This year I have entered the EJU European Veterans Championships in Croatia. This may be seen by some as a bit strange – although the ‘masters’ scene is gathering momentum here in this country and is popular in Europe it’s not really seen as the ‘done’ thing – former Olympic players competing at this level. But then again, I’ve never really been interested in the ‘done’ thing. I’ve been training and competing in judo since I was 6. Even during my mini break over in Thailand I did a judo competition, so I guess you could say it’s a part of me. Although my main priority now lies with coaching, I believe that promoting and taking part in the sport any way you want is a healthy way to continue enjoying being a part of it. I think judo really should be a sport for life and it can be with the right sort of attitude.
So this trip mainly came about because of my parents. People will remember them coming to watch at competitions, they’ve always enjoyed being around it, although I’m still not sure they understand what’s happening! I was happy to let them get on with it. It’s been a great excuse for them to travel round the world as well. The highlight (after Athens and London of course) was probably the 2011 World Championships where they were befriended by a lovely Japanese couple who they still keep in contact with. So although I was never intending to compete again, when I mentioned the Judo Festival in Croatia my mum’s little eyes lit up and the seeds of an idea were hatched. It would be ok for them to go on holiday and enjoy Croatia but wouldn’t it be much better if they were watching their daughter in a judo match? I pointed out that I had other priorities now i.e. looking after and supporting my family and that I couldn’t really justify ‘indulging’ just myself. But now the fires were lit so after some umming and ahhing, a level of financial support was offered and the whole family, mum and dad included, are off on holiday to Croatia for a week! Oh, and there’s a judo competition there…..

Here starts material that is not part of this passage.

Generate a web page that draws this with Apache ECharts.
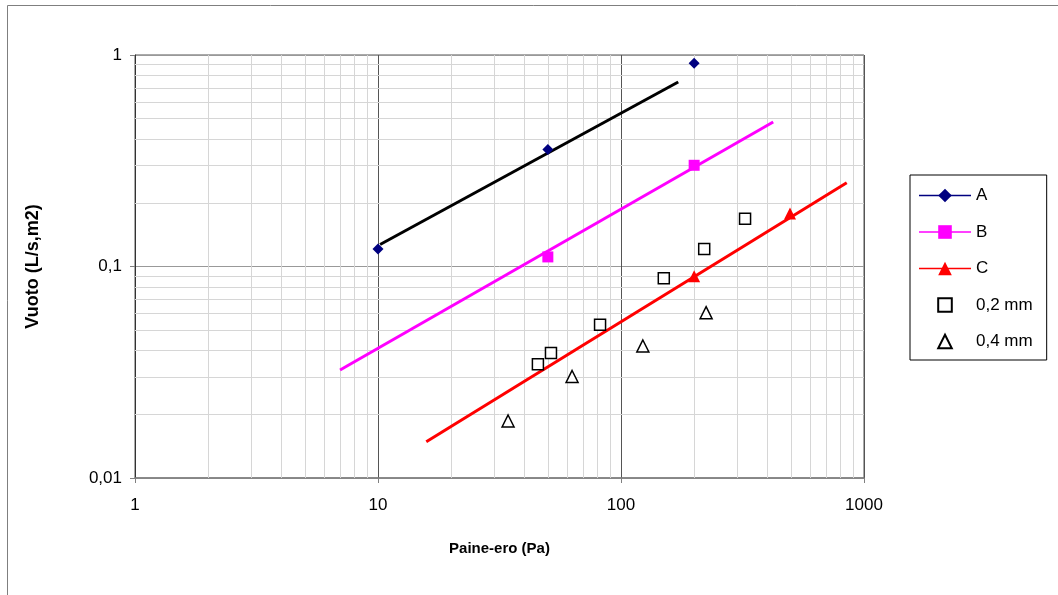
<!DOCTYPE html>
<html>
<head>
<meta charset="utf-8">
<script src="https://cdn.jsdelivr.net/npm/echarts@6/dist/echarts.min.js"></script>
<style>
  html, body { margin: 0; padding: 0; background: #fff; }
  #chart { width: 1058px; height: 595px; }
</style>
</head>
<body>
<div id="chart"></div>
<script>
// Measured points [pressure difference (Pa), leakage (L/s,m2)]
const seriesA = [[10, 0.121], [50, 0.357], [200, 0.915]];
const seriesB = [[50, 0.111], [200, 0.301]];
const seriesC = [[200, 0.090], [496, 0.178]];
const gap02 = [[45.5, 0.0345], [51.5, 0.039], [82, 0.053], [150, 0.088], [220, 0.121], [324, 0.168]];
const gap04 = [[34.3, 0.0186], [62.9, 0.0302], [123, 0.0421], [224, 0.0605]];

// Power-law trend lines (end points)
const trendA = [[10.2, 0.127], [172, 0.745]];
const trendB = [[6.98, 0.0324], [423, 0.482]];
const trendC = [[15.8, 0.01485], [849, 0.249]];

// Axis ticks and labels
const xTickValues = [1, 10, 100, 1000];
const xTickLabels = ['1', '10', '100', '1000'];
const yTickValues = [0.01, 0.1, 1];
const yTickLabels = ['0,01', '0,1', '1'];

// Minor grid values inside each decade
const xMinorGrid = [2, 3, 4, 5, 6, 7, 8, 9, 20, 30, 40, 50, 60, 70, 80, 90, 200, 300, 400, 500, 600, 700, 800, 900];
const yMinorGrid = [0.02, 0.03, 0.04, 0.05, 0.06, 0.07, 0.08, 0.09, 0.2, 0.3, 0.4, 0.5, 0.6, 0.7, 0.8, 0.9];

function lookup(values, labels, v) {
  for (let i = 0; i < values.length; i++) {
    if (Math.abs(Math.log10(v) - Math.log10(values[i])) < 1e-6) return labels[i];
  }
  return '';
}

const FONT = '"Liberation Sans", Arial, sans-serif';
const chart = echarts.init(document.getElementById('chart'), null, { renderer: 'canvas' });

const minorLines = [];
xMinorGrid.forEach(v => minorLines.push({ xAxis: v }));
yMinorGrid.forEach(v => minorLines.push({ yAxis: v }));

// Marker-only series drawn as line series with a hidden connecting line
function markerSeries(name, data, symbol, size, itemStyle) {
  return {
    name: name, type: 'line', data: data, z: 4,
    symbol: symbol, symbolSize: size, showAllSymbol: true,
    itemStyle: itemStyle,
    lineStyle: { opacity: 0, color: itemStyle.borderColor || itemStyle.color },
    emphasis: { disabled: true }
  };
}

chart.setOption({
  animation: false,
  backgroundColor: '#ffffff',
  textStyle: { fontFamily: FONT },
  graphic: [{
    type: 'rect',
    shape: { x: 7.5, y: 5.5, width: 1200, height: 800 },
    style: { fill: 'none', stroke: '#7f7f7f', lineWidth: 1 },
    silent: true, z: 0
  }],
  grid: {
    left: 135, top: 55, right: 194, bottom: 117,
    show: true, borderColor: '#555', borderWidth: 1, backgroundColor: 'transparent'
  },
  legend: {
    left: 910, top: 175,
    orient: 'vertical',
    itemWidth: 52, itemHeight: 17, itemGap: 19.5,
    padding: [12, 14, 10, 8],
    borderColor: '#000', borderWidth: 1,
    textStyle: { fontSize: 17, color: '#000', fontFamily: FONT },
    data: [
      { name: 'A', lineStyle: { color: '#000080', width: 1.5, opacity: 1 } },
      { name: 'B', lineStyle: { color: '#ff00ff', width: 1.5, opacity: 1 } },
      { name: 'C', lineStyle: { color: '#ff0000', width: 1.5, opacity: 1 } },
      { name: '0,2 mm', lineStyle: { opacity: 0 } },
      { name: '0,4 mm', lineStyle: { opacity: 0 } }
    ]
  },
  xAxis: {
    type: 'log', logBase: 10, min: 1, max: 1000,
    name: 'Paine-ero (Pa)', nameLocation: 'middle', nameGap: 63,
    nameTextStyle: { fontSize: 15, fontWeight: 'bold', color: '#000', fontFamily: FONT },
    axisLine: { show: true, lineStyle: { color: '#808080', width: 1.5 } },
    axisTick: { show: true, length: 5, lineStyle: { color: '#808080' } },
    axisLabel: {
      fontSize: 17, color: '#000', margin: 19, fontFamily: FONT,
      formatter: v => lookup(xTickValues, xTickLabels, v)
    },
    splitLine: { show: true, lineStyle: { color: '#555', width: 1 } },
    minorTick: { show: false }, minorSplitLine: { show: false }
  },
  yAxis: {
    type: 'log', logBase: 10, min: 0.01, max: 1,
    name: 'Vuoto (L/s,m2)', nameLocation: 'middle', nameGap: 93, nameRotate: 90,
    nameTextStyle: { fontSize: 18, fontWeight: 'bold', color: '#000', fontFamily: FONT },
    axisLine: { show: true, lineStyle: { color: '#333', width: 1 } },
    axisTick: { show: true, length: 5, lineStyle: { color: '#808080' } },
    axisLabel: {
      fontSize: 17, color: '#000', margin: 13, fontFamily: FONT,
      formatter: v => lookup(yTickValues, yTickLabels, v)
    },
    splitLine: { show: true, lineStyle: { color: '#999', width: 1 } },
    minorTick: { show: false }, minorSplitLine: { show: false }
  },
  series: [
    {
      name: 'grid-minor', type: 'line', data: [], z: 1, silent: true,
      markLine: {
        z: 1, silent: true, symbol: ['none', 'none'], animation: false,
        label: { show: false },
        lineStyle: { type: 'solid', color: '#d6d6d6', width: 1 },
        emphasis: { disabled: true },
        data: minorLines
      }
    },
    {
      name: 'trend-A', type: 'line', data: trendA, z: 3, silent: true,
      symbol: 'none', lineStyle: { color: '#000000', width: 3 }
    },
    {
      name: 'trend-B', type: 'line', data: trendB, z: 3, silent: true,
      symbol: 'none', lineStyle: { color: '#ff00ff', width: 3 }
    },
    {
      name: 'trend-C', type: 'line', data: trendC, z: 3, silent: true,
      symbol: 'none', lineStyle: { color: '#ff0000', width: 3 }
    },
    markerSeries('A', seriesA, 'diamond', 11, { color: '#000080' }),
    markerSeries('B', seriesB, 'rect', 11, { color: '#ff00ff' }),
    markerSeries('C', seriesC, 'triangle', 12, { color: '#ff0000' }),
    markerSeries('0,2 mm', gap02, 'rect', 11, { color: '#ffffff', borderColor: '#000', borderWidth: 1.5 }),
    markerSeries('0,4 mm', gap04, 'triangle', 12, { color: '#ffffff', borderColor: '#000', borderWidth: 1.5 })
  ]
});
</script>
</body>
</html>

I bought my son his first gi for his first birthday, which he has promptly grown out of, but he may just be up to rolling on the mat at some of the family friendly training sessions. I know the organisers are really trying to promote the event with training camps before and after and I’m looking forward to seeing what it’s all about. I am very happy to have contacts through judo all across the world and, once you get past all the politics, it’s definitely not a bad community to be part of. In fact, on a brief family break in Spain just recently I was able to meet up with some of the guys from Valencia who had come to Kendal earlier this year. An old rival of mine Ana Carrascosa, a high level competitor for many years, was also there and we had a great evening. I hope I have plenty more experiences like this in the future and my door will always be open to old friends.
I know judo clubs up and down the country are little hubs of community and it’s a really special thing when it’s done in the right way. I feel privileged to be a part of it.